The Dos And Don’ts Of Visiting A Hot Springs
Every hot springs has its own quirks. Visitors to Frenchman’s Bend Hot Springs, for example, should be sure to bring water sandals for crossing the creek and should leave their pets at home. For more general and very important “hot springs etiquette,” we highly recommend you take a moment to check out our carefully compiled easy-to-read list of “dos and don’ts” here. And always, always respect our nature – pack out what you pack in and LEAVE NO TRACE.
Frequently Asked Questions
No. Owners are asked not to bring their pets to the area.
No camping is allowed near the Frenchman’s Hot Springs. There are primitive campgrounds in the area as well as cabins and hotels to stay in.
The mineral water at Frenchman’s Bend Hot Springs varies between 105 – 110°F.

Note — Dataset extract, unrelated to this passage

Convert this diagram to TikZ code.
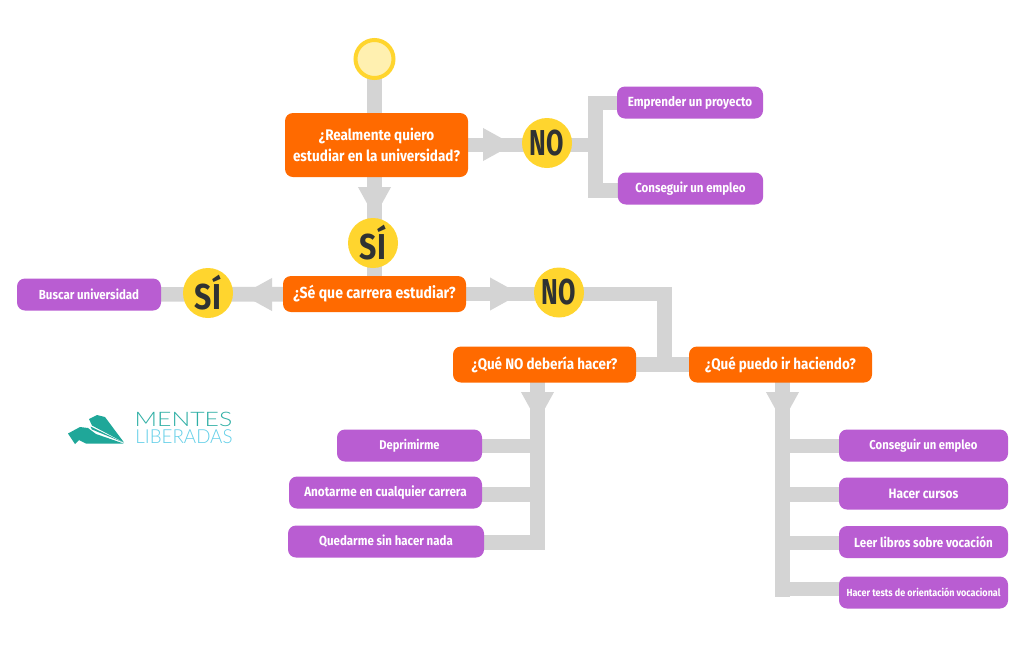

In March 1984, drug-induced Hailey resident Timothy Hammerbeck, 20, was pulled from the hot springs by local sheriffs after living in the pool for 28 days, during which time he left only to drink creek water, drink one beer gifted by a passerby, hallucinated, and scared off quite a few soakers. Hammerbeck, the “Moss Man” said he had stayed in the water because his clothes had frozen to the ground and he was waiting for spring to come so they would thaw.
While we at Traxplorio do our very best to give you the latest information about these hot springs sites, life happens, weather happens, and property owners happen. We always recommend you go to the official hot springs’ web page and/or the relevant state authority page to check conditions, times, and prices (where relevant) before you head out. Thanks for understanding, and enjoy your soak!